Due to a lack of investment in skills training and upgrading, rural families in Cambodia have trouble depending on agricultural activities to make a decent living. Many young Cambodians reject farming as a viable career and are rapidly migrating to cities to take up high-risk factory jobs that require little skill and earn low pay.
Green Shoots Foundation believes that investing in agricultural skills and community leadership can mitigate the negative effects of the rural exodus and show young people that agricultural businesses and a rural economy can be a viable option for their livelihoods.
Green Shoots recently received funding from The HEAD Foundation to expand its project ‘Agricultural Skills for Public Schools,’ or ‘ASPUS.’ This project aims to improve agriculture skills of students by training teachers to cultivate vegetable gardens with students, and encouraging the students to sell these vegetables for additional pocket money.

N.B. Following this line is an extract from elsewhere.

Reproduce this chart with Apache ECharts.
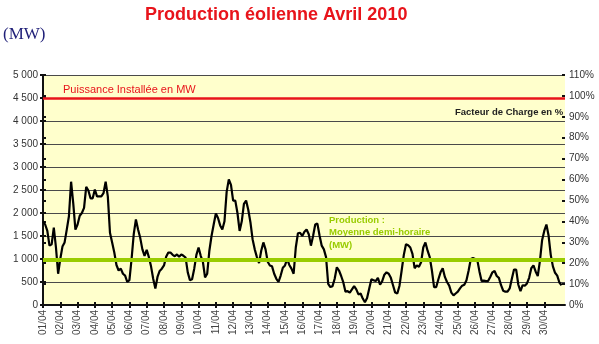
<!DOCTYPE html>
<html>
<head>
<meta charset="utf-8">
<script src="https://cdn.jsdelivr.net/npm/echarts@6/dist/echarts.min.js"></script>
<style>
  html, body { margin: 0; padding: 0; background: #ffffff; }
  #chart { width: 599px; height: 344px; }
</style>
</head>
<body>
<div id="chart"></div>
<script>
// Day labels along the time axis (one tick per day, April 2010)
const dayLabels = [
  '01/04','02/04','03/04','04/04','05/04','06/04','07/04','08/04','09/04','10/04',
  '11/04','12/04','13/04','14/04','15/04','16/04','17/04','18/04','19/04','20/04',
  '21/04','22/04','23/04','24/04','25/04','26/04','27/04','28/04','29/04','30/04'
];

// Wind output in MW, one reading every 3 hours from 01/04 00:00
const production = [
  1820, 1750, 1610, 1290, 1320, 1680, 1250, 680,
  1000, 1270, 1360, 1640, 1930, 2680, 2210, 1640,
  1750, 1940, 2000, 2110, 2570, 2490, 2320, 2320,
  2510, 2360, 2360, 2360, 2430, 2680, 2360, 1570,
  1360, 1140, 870, 750, 790, 680, 640, 500,
  540, 1000, 1540, 1860, 1640, 1460, 1210, 1070,
  1200, 1040, 840, 570, 360, 610, 740, 790,
  860, 1050, 1140, 1140, 1090, 1060, 1100, 1050,
  1100, 1070, 1030, 710, 540, 560, 790, 1090,
  1250, 1070, 940, 600, 680, 1180, 1500, 1750,
  1990, 1890, 1730, 1640, 1820, 2460, 2730, 2610,
  2270, 2270, 2000, 1610, 1820, 2200, 2270, 2070,
  1800, 1430, 1210, 1040, 910, 1180, 1360, 1210,
  940, 860, 840, 680, 570, 500, 640, 810,
  860, 1000, 870, 790, 680, 1250, 1560, 1570,
  1500, 1590, 1640, 1540, 1290, 1500, 1750, 1770,
  1510, 1290, 1210, 1040, 460, 390, 410, 570,
  820, 750, 630, 490, 290, 300, 270, 340,
  410, 340, 230, 250, 140, 60, 150, 360,
  560, 540, 520, 590, 440, 520, 660, 710,
  680, 590, 430, 270, 250, 420, 750, 1090,
  1320, 1300, 1250, 1110, 800, 860, 830, 930,
  1250, 1360, 1180, 1040, 750, 390, 390, 560,
  710, 800, 610, 500, 420, 270, 210, 250,
  290, 360, 420, 440, 540, 750, 1000, 1020,
  1000, 980, 730, 520, 530, 520, 520, 610,
  710, 740, 630, 590, 430, 310, 290, 290,
  360, 570, 770, 770, 440, 300, 430, 420,
  470, 590, 800, 860, 730, 630, 960, 1410,
  1610, 1750, 1510, 1090, 840, 700, 640, 490,
  430
];

const installedCapacity = 4500;   // MW
const halfHourlyMean = 975;       // MW, mean of the month

const STEP_DAYS = 3 / 24;
const dayTicks = dayLabels.map((_, i) => i);
const productionSeries = production.map((v, i) => [i * STEP_DAYS, v]);

function mwLabel(v) {
  if (v >= 1000) {
    return Math.floor(v / 1000) + ' ' + String(v % 1000).padStart(3, '0');
  }
  return String(v);
}

const FONT = 'Liberation Sans, Arial, sans-serif';
const axisBlack = { color: '#111', width: 2 };

const chart = echarts.init(document.getElementById('chart'), null, { renderer: 'canvas' });

chart.setOption({
  animation: false,
  backgroundColor: '#ffffff',
  title: {
    text: 'Production éolienne Avril 2010',
    left: 140,
    top: 1,
    textStyle: { color: '#e8141b', fontSize: 18, fontWeight: 'bold', fontFamily: FONT }
  },
  grid: {
    left: 43, right: 34, top: 75, bottom: 39,
    show: true,
    backgroundColor: '#ffffcc',
    borderWidth: 0
  },
  xAxis: [
    {
      type: 'value', min: 0, max: 30.2,
      axisLine: { lineStyle: axisBlack },
      axisTick: { show: true, customValues: dayTicks, length: 3, lineStyle: { color: '#111', width: 2 } },
      axisLabel: {
        customValues: dayTicks,
        rotate: 90, margin: 5,
        fontSize: 10, color: '#444', fontFamily: FONT,
        formatter: (v) => dayLabels[Math.round(v)] || ''
      },
      splitLine: { show: false }
    },
    {
      type: 'value', min: 0, max: 30.2, position: 'bottom',
      axisLine: { show: false },
      axisTick: { show: true, inside: true, customValues: dayTicks, length: 3, lineStyle: { color: '#111', width: 2 } },
      axisLabel: { show: false },
      splitLine: { show: false }
    }
  ],
  yAxis: [
    {
      type: 'value', min: 0, max: 5000, interval: 500, position: 'left',
      axisLine: { show: true, lineStyle: axisBlack },
      axisTick: { show: true, length: 3, lineStyle: { color: '#111', width: 2 } },
      axisLabel: { margin: 5, fontSize: 10, color: '#333', fontFamily: FONT, formatter: mwLabel },
      splitLine: { show: true, lineStyle: { color: '#4a4a4a', width: 1 } }
    },
    {
      type: 'value', min: 0, max: 110, interval: 10, position: 'right',
      axisLine: { show: true, lineStyle: axisBlack },
      axisTick: { show: true, length: 3, lineStyle: { color: '#111', width: 2 } },
      axisLabel: { margin: 4, fontSize: 10, color: '#333', fontFamily: FONT, formatter: '{value}%' },
      splitLine: { show: false }
    },
    {
      type: 'value', min: 0, max: 5000, interval: 500, position: 'left',
      axisLine: { show: false },
      axisTick: { show: true, inside: true, length: 3, lineStyle: { color: '#111', width: 2 } },
      axisLabel: { show: false },
      splitLine: { show: false }
    },
    {
      type: 'value', min: 0, max: 110, interval: 10, position: 'right',
      axisLine: { show: false },
      axisTick: { show: true, inside: true, length: 3, lineStyle: { color: '#111', width: 2 } },
      axisLabel: { show: false },
      splitLine: { show: false }
    }
  ],
  series: [
    {
      name: 'Production',
      type: 'line',
      xAxisIndex: 0,
      yAxisIndex: 0,
      data: productionSeries,
      showSymbol: false,
      smooth: false,
      lineStyle: { color: '#000000', width: 2.2 },
      z: 3,
      markLine: {
        silent: true,
        symbol: 'none',
        label: { show: false },
        z: 4,
        data: [
          { yAxis: installedCapacity, lineStyle: { color: '#e8141b', width: 2.5, type: 'solid' } },
          { yAxis: halfHourlyMean, lineStyle: { color: '#99cc00', width: 4, type: 'solid' } }
        ]
      }
    }
  ],
  graphic: [
    {
      type: 'text', left: 3, top: 26,
      style: { text: '(MW)', fill: '#1f1f78', font: '17px "Liberation Serif", "Times New Roman", serif' }
    },
    {
      type: 'text', left: 63, top: 84,
      style: { text: 'Puissance Installée en MW', fill: '#e8141b', font: '11px ' + FONT }
    },
    {
      type: 'text', left: 455, top: 107,
      style: { text: 'Facteur de Charge en %', fill: '#222', font: 'bold 9.5px ' + FONT }
    },
    {
      type: 'text', left: 329, top: 214,
      style: {
        text: 'Production :\nMoyenne demi-horaire\n(MW)',
        fill: '#99cc00', font: 'bold 9.5px ' + FONT, lineHeight: 12.5
      }
    }
  ]
});
</script>
</body>
</html>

Green Shoots believes that by increasing teacher and student involvement in agriculture, children from rural areas will see the value of agriculture as a dependable source for income. In particular, it trains teachers and students in environmentally sound agricultural practices to reduce reliance on chemical fertilizer and non-organic pesticides.
The project targets to benefit 8,900 students in total, who will be able to pass on the knowledge to their families. When we visited Green Shoots in March, the lower-secondary students excitedly showed us their gardens. While telling us about their harvests, some naturally swooped and started adeptly plucking whenever they saw something that should not be there. We learned that some students had indeed been bringing their knowledge home to their families. They harvest the vegetables for their own consumption and also to sell. Morning glory, eggplants, green chilies, tomatoes, mint, winter melons – these are just some of what Green Shoots helps students to grow.
Investing in agricultural skills and community leadership can mitigate the negative effects of the rural exodus and show young people that agricultural businesses and a rural economy can be a viable option for their livelihoods
The students are being trained in an education centre, or one of 42 schools (35 primary schools, six secondary schools and one high school) in Odar Meanchey, a rural province in Northwest Cambodia 40 kilometres from the border with Thailand. These schools are all public schools.
The expected impact of ASPUS can be divided in three main areas:
- Social Development through knowledge sharing, leadership and skills development, and community capacity-building;
- Environmental Sustainability through sustainable horticulture practices, improved soil and water management techniques, and climate change adaptability of farmers;
- Economic Development through increased income from the selling of harvest from school and family gardens, and increased consumption of home-grown harvests.
THF chose to support this project because of its proven track record, its scalability and its built-in education and leadership elements. We see its achievement in rural Cambodia as a role model for similar initiatives in Southeast Asia. Green Shoots is also present in the Philippines, Myanmar, Vietnam, and Kyrgyzstan.